Leave the pictures out and quote every line from the start of the listing to the line with "eventos = list(range(1, 102))", inclusive.

——————————

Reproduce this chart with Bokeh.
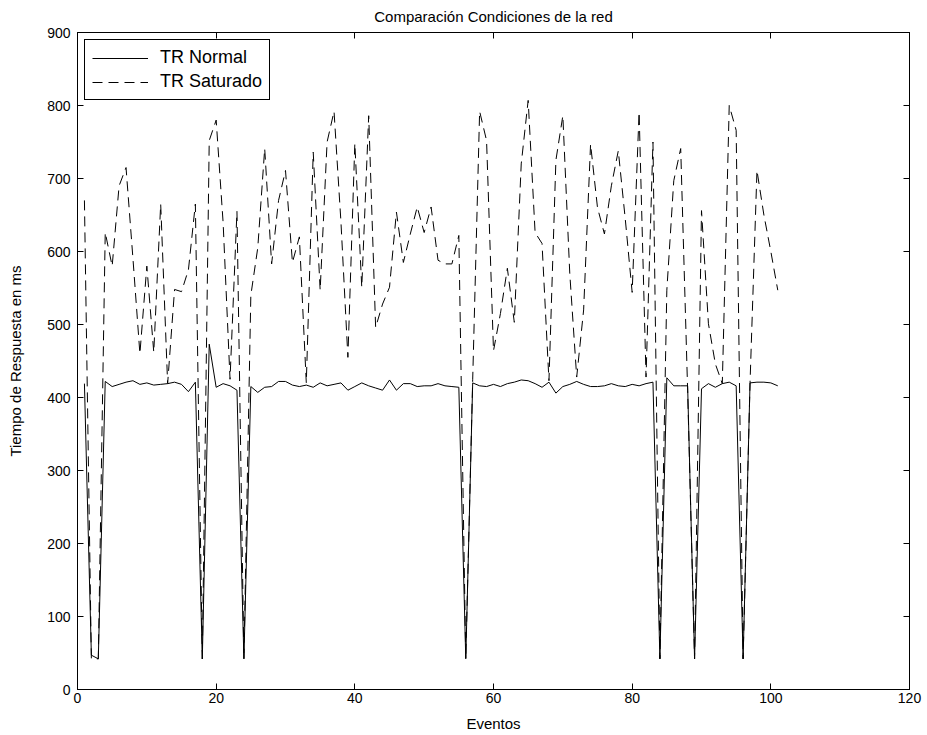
from bokeh.plotting import figure
from bokeh.models import Range1d, LinearAxis, FixedTicker, Legend, LegendItem
from bokeh.embed import file_html
from bokeh.resources import INLINE

eventos = list(range(1, 102))

tr_normal = [
    419, 47, 42, 422, 415, 418, 421, 423, 418, 420,
    417, 418, 419, 421, 418, 408, 421, 42, 473, 414,
    419, 416, 410, 42, 415, 407, 414, 415, 422, 422,
    417, 415, 417, 414, 420, 416, 418, 420, 410, 415,
    420, 416, 413, 410, 424, 410, 419, 419, 415, 416,
    416, 419, 416, 415, 414, 42, 420, 416, 415, 418,
    415, 419, 421, 424, 423, 419, 414, 421, 406, 415,
    418, 422, 418, 415, 415, 416, 419, 416, 415, 418,
    416, 419, 421, 42, 427, 416, 416, 416, 42, 412,
    419, 414, 419, 421, 416, 42, 420, 421, 421, 420,
    416,
]

tr_saturado = [
    670, 42, 42, 626, 580, 690, 715, 590, 460, 580,
    462, 665, 419, 548, 545, 575, 665, 42, 752, 780,
    640, 425, 655, 42, 540, 605, 741, 583, 670, 711,
    585, 620, 420, 736, 547, 750, 792, 640, 455, 748,
    551, 786, 496, 528, 551, 654, 585, 624, 661, 626,
    661, 588, 583, 583, 622, 42, 425, 792, 752, 464,
    515, 577, 503, 720, 807, 626, 611, 423, 725, 786,
    570, 428, 520, 747, 660, 624, 690, 738, 645, 544,
    791, 428, 750, 42, 547, 697, 741, 410, 42, 656,
    501, 446, 419, 800, 766, 42, 420, 711, 650, 600,
    547,
]

x_ticks = [0, 20, 40, 60, 80, 100, 120]
y_ticks = [0, 100, 200, 300, 400, 500, 600, 700, 800, 900]

FONT = "Liberation Sans"

p = figure(
    width=927, height=735,
    output_backend="svg", toolbar_location=None,
    x_range=Range1d(0, 120), y_range=Range1d(0, 900),
    title="Comparación Condiciones de la red",
    x_axis_label="Eventos", y_axis_label="Tiempo de Respuesta en ms",
    min_border_left=77, min_border_right=18,
    min_border_top=32, min_border_bottom=46,
)
p.xgrid.visible = False
p.ygrid.visible = False
p.outline_line_color = "black"
p.outline_line_width = 1
p.outline_line_alpha = 1.0
p.background_fill_color = "white"
p.border_fill_color = "white"

p.title.align = "center"
p.title.vertical_align = "top"
p.title.text_font = FONT
p.title.text_font_size = "15px"
p.title.text_font_style = "normal"
p.title.text_color = "black"
p.title.standoff = 12

p.xaxis.ticker = FixedTicker(ticks=x_ticks)
p.yaxis.ticker = FixedTicker(ticks=y_ticks)
for ax in (p.xaxis[0], p.yaxis[0]):
    ax.major_tick_in = 6
    ax.major_tick_out = 0
    ax.minor_tick_line_color = None
    ax.axis_line_color = "black"
    ax.major_tick_line_color = "black"
    ax.major_label_text_font = FONT
    ax.major_label_text_font_size = "14px"
    ax.major_label_text_color = "black"
    ax.axis_label_text_font = FONT
    ax.axis_label_text_font_size = "15px"
    ax.axis_label_text_font_style = "normal"
    ax.axis_label_text_color = "black"
p.xaxis.major_label_standoff = 3
p.xaxis.axis_label_standoff = 9
p.yaxis.major_label_standoff = 7
p.yaxis.axis_label_standoff = 20

top_ax = LinearAxis(ticker=FixedTicker(ticks=x_ticks), major_label_text_font_size="0px",
                    major_tick_in=6, major_tick_out=0, minor_tick_line_color=None,
                    major_label_standoff=0, axis_line_color="black")
right_ax = LinearAxis(ticker=FixedTicker(ticks=y_ticks), major_label_text_font_size="0px",
                      major_tick_in=6, major_tick_out=0, minor_tick_line_color=None,
                      major_label_standoff=0, axis_line_color="black")
p.add_layout(top_ax, "above")
p.add_layout(right_ax, "right")

r1 = p.line(eventos, tr_normal, line_color="black", line_width=1)
r2 = p.line(eventos, tr_saturado, line_color="black", line_width=1, line_dash="10 6")

legend = Legend(
    items=[LegendItem(label="TR Normal", renderers=[r1]),
           LegendItem(label="TR Saturado", renderers=[r2])],
    location="top_left",
    border_line_color="black", border_line_width=1, border_line_alpha=1.0,
    background_fill_color="white", background_fill_alpha=1.0,
    label_text_font=FONT, label_text_font_size="18px", label_text_color="black",
    glyph_width=56, glyph_height=20, label_height=20, label_standoff=12,
    margin=7, padding=7, spacing=3,
)
p.add_layout(legend)

open("out.html", "w").write(file_html(p, INLINE))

——————————

▶ [WRITTEN ANSWER]
Reproduce this chart with Bokeh.
from bokeh.plotting import figure
from bokeh.models import Range1d, LinearAxis, FixedTicker, Legend, LegendItem
from bokeh.embed import file_html
from bokeh.resources import INLINE

eventos = list(range(1, 102))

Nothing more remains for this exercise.